L'histoire de "Her" se trouve "dans un futur proche"... (cette expression qui te donne un râteau de 5 à 20 ans) et elle est effrayante de réalisme. De beauté, de justesse. Ce film subtil narre un passage de la vie de Theodore. Celui-ci n'a pas beaucoup d'amis. Il travaille comme écrivain de lettres manuscrites : l'amour, la joie, la peine, les sentiments, ils les écris. Mais dans la vraie vie, il préfère faire courir ses doigts dans le vide devant un écran à la "Iron Man" ou chatter avec des inconnues qui veulent des animaux morts autour de leurs cous. Bref, Theodore se sent seul, un peu perdu, pas très en conscience de ce qu'il veut vraiment. Il pense souvent à son ex-femme, Catherine. Les flash-back sont d'ailleurs très bien réalisés. Il y a également une touche d'humour surprenante et agréable qui donne une légèreté non négligeable au film.
Theodore est un rêveur professionnel qui passe devant ce qu'on pourrait facilement confondre avec un Apple Store (fermez les copyrights), qui est en réalité une publicité pour un nouveau système d'exploitation, "OS 1" qui utilise une incroyable intelligence artificielle. Il achète. Il installe. Et à partir de là le bizarre, l'absurde, le questionnement commence.
Samantha est l'A.I de Theodore. Elle l'aide à trier ses mails, à faire du ménage dans son ordi, à régler sa vie virtuelle. Elle évolue également en tant que réelle conscience. Elle voit, parle mais ne possède pas de corps, de présence matérielle. Theodore et Samantha tombent amoureux l'un de l'autre. Des scènes très étranges apparaissent alors, correspondant à la situation : elle demande à une personne "réelle" de faire semblant d'être elle, ils font l'amour par la voix, ils vont dîner avec un couple d'amis alors qu'elle n'est matérialisée qu'en smartphone... Cela nous dérange et nous fascine. Nous effraie et nous rassure. La technologie utilisée dans le film est réaliste, les moments que Spike Jonze nous montre sont tout à fait plausibles. Comme toute histoire d'amour, leur romance évolue pour muer en une fin mélancolique.
La forme, l'esthétique de ce long-métrage est tout à fait extraordinaire. S'inspirant du "flat design", de l'art contemporain, des couleurs vives comme le rose, le orange, le jaune, Her offre tout un univers très cohérent et sobre, à la mode pinterest-hipster. La gamme chromatique du film se situe dans les tons chauds : d'ailleurs, le réalisateur a tout simplement enlevé la couleur bleue ! Quant à la musique, elle fait passer les émotions en douceur, elle amène à apprécier de manière très sobre ce film tout en finesse.
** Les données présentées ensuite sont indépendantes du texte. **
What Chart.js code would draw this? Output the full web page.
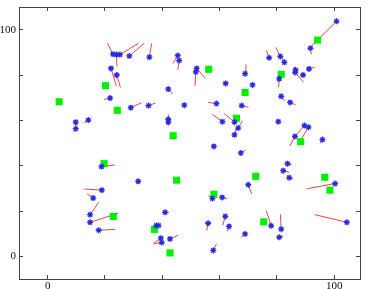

Her pose des tas de questions différentes sur la vie virtuelle, matérielle, la technologie, l'intelligence, la conscience, les sentiments, la liberté. Samantha est-elle plus libre ou plus prisonnière que Theodore ? Le fait de posséder un corps, est-ce être prisonnier de sa chair ou libre de ses actions ? Est-ce que l'amour peut être réellement défini ? Après tout, peut-on juger si c'est de l'amour ou non quand il s'agit d'un être humain et d'une machine ? On fait pareil pour l'art : les grands concepts sont extrêmement difficiles à juger.
Pour finir, la prestation de Joaquim Phoenix est magistrale, touchante, humaine : il joue naturellement, sans aucun faux pas. On s'identifie, on s'amuse pour lui, on est dégoûtés comme lui. La voix de Scarlett Johansonn fait passer les émotions très justement, tandis que Amy Adams et Rooney Mara sont étonnantes et brillantes. Her est un film qui parle de la vie et de nos relations aux autres, qu'elles passent par la technologie ou par les "vrais" sens. C'est du grand cinéma.